Menurutnya, perhatian Arif Budimanta selalu tertuju pada ekonomi berbasis konstitusi dan kerakyatan.
“Beliau punya obsesi di sektor itu dan kami juga dengar beliau sedang menulis buku dan punya obsesi apa yang terkait dengan passion beliau. Jadi tentu Indonesia kehilangan tokoh seperti beliau,” ucapnya.
Airlangga menambahkan, dirinya terakhir kali bertemu Arif beberapa bulan lalu. “Kita sering bertukar pikiran,” tuturnya.
Semasa hidupnya, Arif dikenal sebagai pengusung konsep Pancasilanomics ini meninggalkan warisan penting dalam politik ekonomi Indonesia, khususnya dalam penyusunan Anggaran Pendapatan dan Belanja Negara (APBN).
Ekonom Senior Indef sekaligus Rektor Universitas Paramadina, Didik J. Rachbini, menilai Arif adalah sosok yang konsisten memperjuangkan ekonomi berbasis konstitusi. Semasa menjadi anggota DPR periode 2009–2014, Arif aktif menghidupkan gerakan yang mendorong agar APBN tidak hanya berorientasi pada pertumbuhan, tetapi juga pada indikator kesejahteraan masyarakat.
“Di DPR pada periode 2009-2014 Arif dan rekan-rekannya aktif dalam gerakan sunyi, yakni menghidupkan ekonomi konstitusi. Indikator kesejahteraan rakyat harus menjadi tujuan utama, bukan sekadar pertumbuhan ekonomi berbasis kebijakan yang liberal,” kata Didik dalam keterangan resminya.
Ia menambahkan, Arif merupakan salah satu penggagas kaukus lintas fraksi di parlemen yang secara khusus mendorong masuknya ukuran kesejahteraan ke dalam kerangka APBN.

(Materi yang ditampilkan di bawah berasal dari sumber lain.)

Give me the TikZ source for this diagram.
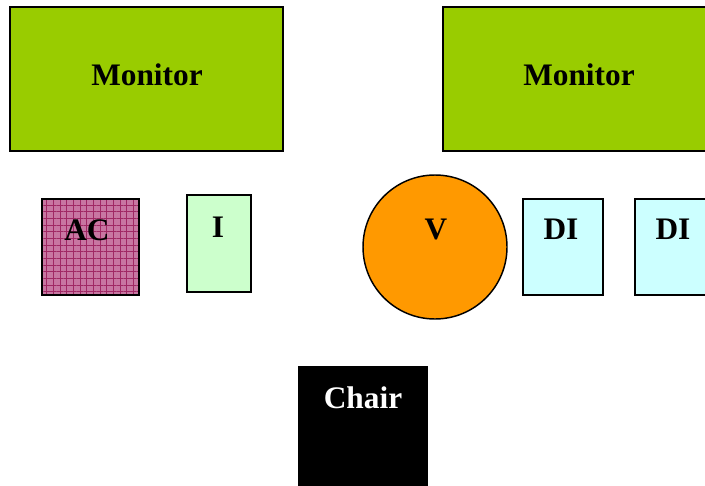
\documentclass[tikz,border=0pt]{standalone}
\usepackage{fontspec}
\setmainfont{Liberation Serif}
\usetikzlibrary{patterns.meta}
\begin{document}
\begin{tikzpicture}[x=0.75pt,y=0.75pt,yscale=-1,xscale=1]
\tikzset{lbl/.style={anchor=base,inner sep=0.75pt,font=\fontsize{23.5}{28}\selectfont\bfseries}}
\useasboundingbox (0,0) rectangle (705,485);

%Shape: Rectangle [id:monitor left]
\draw  [fill={rgb, 255:red, 153; green, 204; blue, 0 }  ][line width=1.1]  (10,7) -- (283,7) -- (283,151) -- (10,151) -- cycle ;
%Shape: Rectangle [id:monitor right]
\draw  [fill={rgb, 255:red, 153; green, 204; blue, 0 }  ][line width=1.1]  (443,7) -- (716,7) -- (716,151) -- (443,151) -- cycle ;
%Shape: Rectangle [id:ac]
\fill  [fill={rgb, 255:red, 200; green, 118; blue, 162 }  ]  (42,199) -- (139,199) -- (139,295) -- (42,295) -- cycle ;
\fill  [pattern={Lines[distance=5pt,angle=0,line width=0.6pt]}, pattern color={rgb, 255:red, 160; green, 40; blue, 100 }]  (42,199) -- (139,199) -- (139,295) -- (42,295) -- cycle ;
\fill  [pattern={Lines[distance=5pt,angle=90,line width=0.6pt]}, pattern color={rgb, 255:red, 160; green, 40; blue, 100 }]  (42,199) -- (139,199) -- (139,295) -- (42,295) -- cycle ;
\draw  [line width=1.1]  (42,199) -- (139,199) -- (139,295) -- (42,295) -- cycle ;
%Shape: Rectangle [id:i]
\draw  [fill={rgb, 255:red, 204; green, 255; blue, 204 }  ][line width=1.1]  (187,195) -- (251,195) -- (251,292) -- (187,292) -- cycle ;
%Shape: Circle [id:v]
\draw  [fill={rgb, 255:red, 255; green, 153; blue, 0 }  ][line width=1.1]  (435,247) circle [x radius=72, y radius=72] ;
%Shape: Rectangle [id:di left]
\draw  [fill={rgb, 255:red, 204; green, 255; blue, 255 }  ][line width=1.1]  (523,199) -- (603,199) -- (603,295) -- (523,295) -- cycle ;
%Shape: Rectangle [id:di right]
\draw  [fill={rgb, 255:red, 204; green, 255; blue, 255 }  ][line width=1.1]  (635,199) -- (715,199) -- (715,295) -- (635,295) -- cycle ;
%Shape: Rectangle [id:chair]
\fill  [black]  (298,366) -- (428,366) -- (428,490) -- (298,490) -- cycle ;

% Text Node
\draw (147,85) node (monA) [lbl]    {Monitor};
% Text Node
\draw (579,85) node (monB) [lbl]    {Monitor};
% Text Node
\draw (87,240) node (ac) [lbl]    {AC};
% Text Node
\draw (218,237) node (inp) [lbl]    {I};
% Text Node
\draw (436,239) node (v) [lbl]    {V};
% Text Node
\draw (561,239) node (diA) [lbl]    {DI};
% Text Node
\draw (673,239) node (diB) [lbl]    {DI};
% Text Node
\draw (363,408) node (chair) [lbl,text=white]    {Chair};

\end{tikzpicture}
\end{document}
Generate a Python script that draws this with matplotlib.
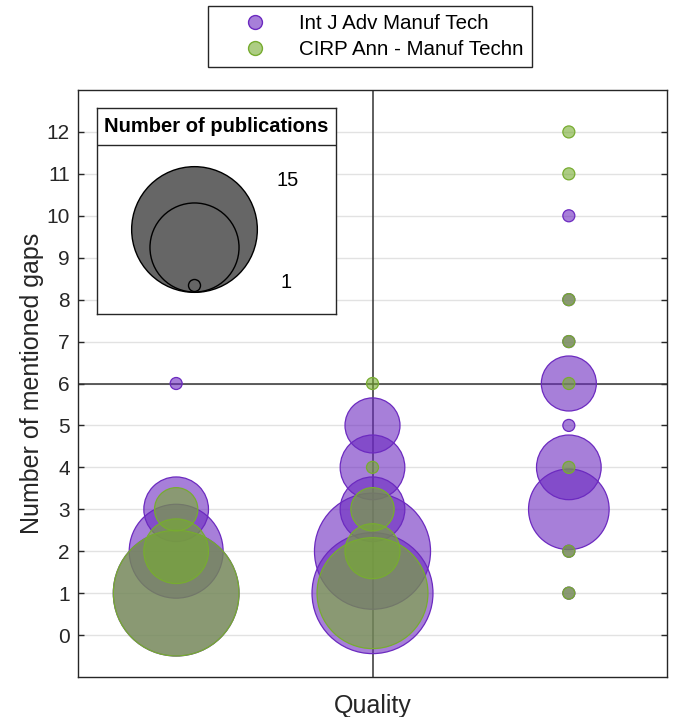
import numpy as np
import matplotlib
matplotlib.use("Agg")
import matplotlib.pyplot as plt
from matplotlib.lines import Line2D

plt.rcParams['font.family'] = ['Liberation Sans', 'DejaVu Sans']

# ---------------- data ----------------
series_names = ["Int J Adv Manuf Tech", "CIRP Ann - Manuf Techn"]

purple_x = [1, 1, 1, 1, 2, 2, 2, 2, 2, 3, 3, 3, 3, 3, 3, 3, 3, 3]
purple_y = [1, 2, 3, 6, 1, 2, 3, 4, 5, 1, 2, 3, 4, 5, 6, 7, 8, 10]
purple_n = [15, 9, 5, 1, 14, 13, 5, 5, 4, 1, 1, 7, 5, 1, 4, 1, 1, 1]

green_x = [1, 1, 1, 2, 2, 2, 2, 2, 3, 3, 3, 3, 3, 3, 3, 3]
green_y = [1, 2, 3, 1, 2, 3, 4, 6, 1, 2, 4, 6, 7, 8, 11, 12]
green_n = [15, 5, 3, 12, 4, 3, 1, 1, 1, 1, 1, 1, 1, 1, 1, 1]

y_ticks = list(range(0, 13))
x_label = "Quality"
y_label = "Number of mentioned gaps"
size_legend_title = "Number of publications"

# ---------------- style ----------------
DPI = 100
W, H = 673, 717
purple = '#6c2ac0'
green = '#77ac30'
alpha = 0.6
dark = '#262626'

# bubble size mapping (area linear, pixel diameters)
D_MIN = 13.0
def diam_px(v):
    v = np.asarray(v, dtype=float)
    a = 1174.0 * v - 1560.0
    return np.sqrt(np.maximum(a, D_MIN ** 2)) - 1.0

def s_pts(v):
    return (diam_px(v) * 72.0 / DPI) ** 2

fig = plt.figure(figsize=(W / DPI, H / DPI), dpi=DPI)
ax = fig.add_axes([78 / W, 1 - 677 / H, (667 - 78) / W, (677 - 90) / H])

ax.set_xlim(0.5, 3.5)
ax.set_ylim(-1, 13)
ax.set_yticks(y_ticks)
ax.set_xticks([])
ax.yaxis.grid(True, color='#e2e2e2', linewidth=1.0, zorder=0)
ax.set_axisbelow(True)
ax.tick_params(axis='y', direction='in', length=4.5, width=1, left=True, right=True,
               labelsize=15, colors=dark, pad=6)
for sp in ax.spines.values():
    sp.set_color(dark)
    sp.set_linewidth(1.0)

ax.axvline(2, color='#333333', linewidth=1.1, zorder=1.5)
ax.axhline(6, color='#333333', linewidth=1.1, zorder=1.5)

def draw(xs, ys, ns, col, z):
    order = np.argsort(-np.asarray(ns), kind='stable')
    xs = np.asarray(xs)[order]
    ys = np.asarray(ys)[order]
    ns = np.asarray(ns)[order]
    ax.scatter(xs, ys, s=s_pts(ns), facecolor=matplotlib.colors.to_rgba(col, alpha),
               edgecolor=col, linewidth=0.9, zorder=z)

draw(purple_x, purple_y, purple_n, purple, 2)
draw(green_x, green_y, green_n, green, 3)

ax.set_xlabel(x_label, fontsize=18, color=dark, labelpad=12)
ax.set_ylabel(y_label, fontsize=18, color=dark, labelpad=2)

# ---------------- series legend ----------------
handles = [Line2D([], [], linestyle='none', marker='o', markersize=10,
                  markerfacecolor=matplotlib.colors.to_rgba(c, alpha),
                  markeredgecolor=c, markeredgewidth=1.0)
           for c in (purple, green)]
leg = fig.legend(handles, series_names, loc='upper left',
                 bbox_to_anchor=(208 / W, 1 - 6 / H), borderaxespad=0,
                 fontsize=14.8, frameon=True, fancybox=False, framealpha=1,
                 edgecolor=dark, borderpad=0.4, handlelength=3.8,
                 handletextpad=0.25, labelspacing=0.33)
leg.get_frame().set_linewidth(1.0)
for t in leg.get_texts():
    t.set_color('black')

# ---------------- bubble size legend ----------------
bx0, by0, bx1, by1 = 97, 108, 336, 314
bw, bh = bx1 - bx0, by1 - by0
lax = fig.add_axes([bx0 / W, 1 - by1 / H, bw / W, bh / H], zorder=5)
lax.set_xlim(0, bw)
lax.set_ylim(0, bh)
lax.set_xticks([])
lax.set_yticks([])
lax.set_facecolor('white')
for sp in lax.spines.values():
    sp.set_color(dark)
    sp.set_linewidth(1.0)
sep_y = by1 - 145
lax.plot([0, bw], [sep_y, sep_y], color=dark, linewidth=1.0)
lax.text(bw / 2, (bh + sep_y) / 2, size_legend_title, ha='center', va='center',
         fontsize=14.5, fontweight='bold', color='black')

vmin, vmax = min(purple_n + green_n), max(purple_n + green_n)
d_big = diam_px(vmax) + 1.0
d_small = diam_px(vmin) + 1.0
d_mid = np.sqrt((d_big ** 2 + d_small ** 2) / 2)
cx = 194 - bx0
base = by1 - 292
for d in (d_big, d_mid, d_small):
    lax.scatter([cx], [base + d / 2], s=((d - 1) * 72.0 / DPI) ** 2,
                facecolor='#666666', edgecolor='black', linewidth=1.0, zorder=3)
lax.text(288 - bx0, by1 - 181, str(vmax), ha='center', va='center', fontsize=14.5)
lax.text(286 - bx0, by1 - 283, str(vmin), ha='center', va='center', fontsize=14.5)

fig.savefig('out.png', dpi=DPI)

Selain kiprahnya di DPR, Arif banyak menyumbangkan pemikiran melalui tulisan di media nasional. Fokusnya meliputi isu ketimpangan, UMKM, investasi, hingga keberlanjutan pembangunan. Lewat buku Pancasilanomics: Ekonomi Pancasila dalam Gerak (2019), ia menawarkan konsep ekonomi berbasis Pancasila yang adil, inklusif, dan berdaulat.
Arif juga menulis Arsitektur Ekonomi Indonesia, sebuah kritik terhadap pembangunan yang dinilai terlalu liberal, seraya menawarkan desain ekonomi berbasis Pasal 33 UUD 1945.
Bagi Didik, kepergian Arif bukan hanya kehilangan seorang kawan. Tetapi juga hilangnya pemikir yang konsisten menautkan nilai Pancasila dan konstitusi ke dalam kebijakan publik.
“Namun kepergiannya banyak yang harus dikenang sebagai hikmah dan pelajaran hidup bagi generasi selanjutnya,” tutur Didik.